La transparence sera accrue si les personnes extérieures peuvent comprendre pourquoi et comment l'agence est arrivée à sa conclusion. Cela signifie plus de contrôle et de surveillance publique. Cette transparence accrue mettra fin aux manipulations trompeuses.
Enfin, ce système revient bien moins cher que les notations traditionnelles. Cet avantage de coût est indispensable pour qu'un nouvel entrant puisse obtenir des parts de marché. Cela devrait à terme tirer les prix vers le bas. Nous proposons de créer un nouveau type de plateforme de transparence sur Internet. C'est une plateforme électronique qui produira la notation. Le processus pourra être suivi en temps réel : chaque étape sera documentée ; la note n'aura pas à être publiée, puisqu'elle sera déjà publique. Via des blogs, chacun pourra être lanceur d'alerte, y compris anonymement, au cours du processus.
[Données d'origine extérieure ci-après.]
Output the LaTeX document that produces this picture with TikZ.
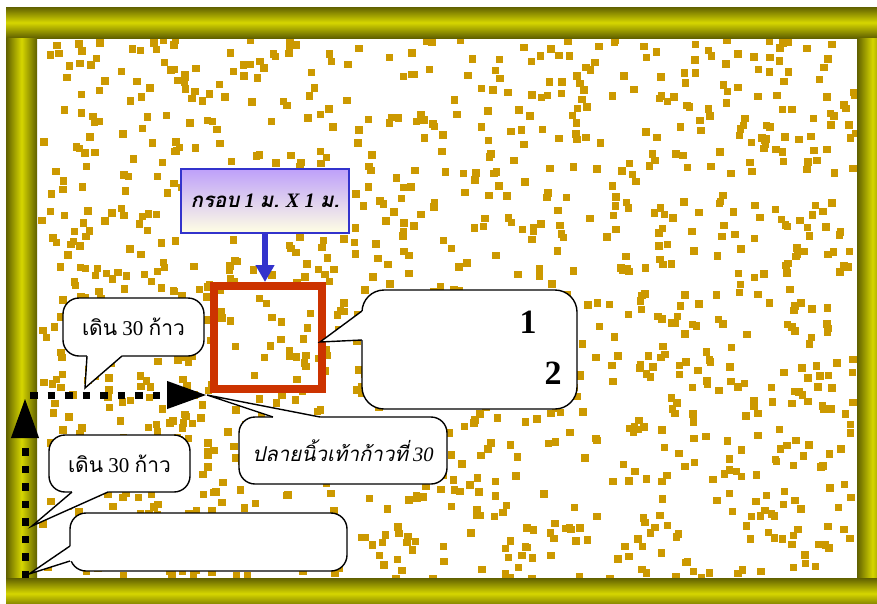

Surtout, nous offrons au public une transparence absolue. Les données seront publiées en code source, chacun pourra comprendre comment les facteurs sont pondérés, combinés de telle ou telle façon ; les investisseurs pourront télécharger gratuitement le modèle mathématique. En montrant ainsi l'exemple, nous améliorerons la transparence dans toute l'industrie de la notation.
Le modèle quantitatif sera la colonne vertébrale, mais un simple tableau de bord n'est pas suffisant pour faire une notation. Il faut expliquer, le cas échéant, pourquoi l'on dévie du modèle mathématique. Le processus est analytique : d'abord les données financières quantitatives, puis les facteurs qualitatifs qui peuvent être quantifiés, puis les facteurs non quantifiables, ensuite la structure des garanties, jusqu'aux éléments les moins structurés. C'est une cascade. Il n'existe pas un point qui ne puisse être rendu transparent.
Je ne crois pas à la confidentialité des données : c'est un alibi pour justifier les pratiques actuelles. Si l'on prétend emprunter 1 milliard euros aux épargnants, il faut leur apporter la transparence nécessaire pour faire comprendre le risque de crédit. La confidentialité des données n'ajoute rien à la qualité d'une note, au contraire : c'est une boîte noire à l'intérieur d'une boîte noire.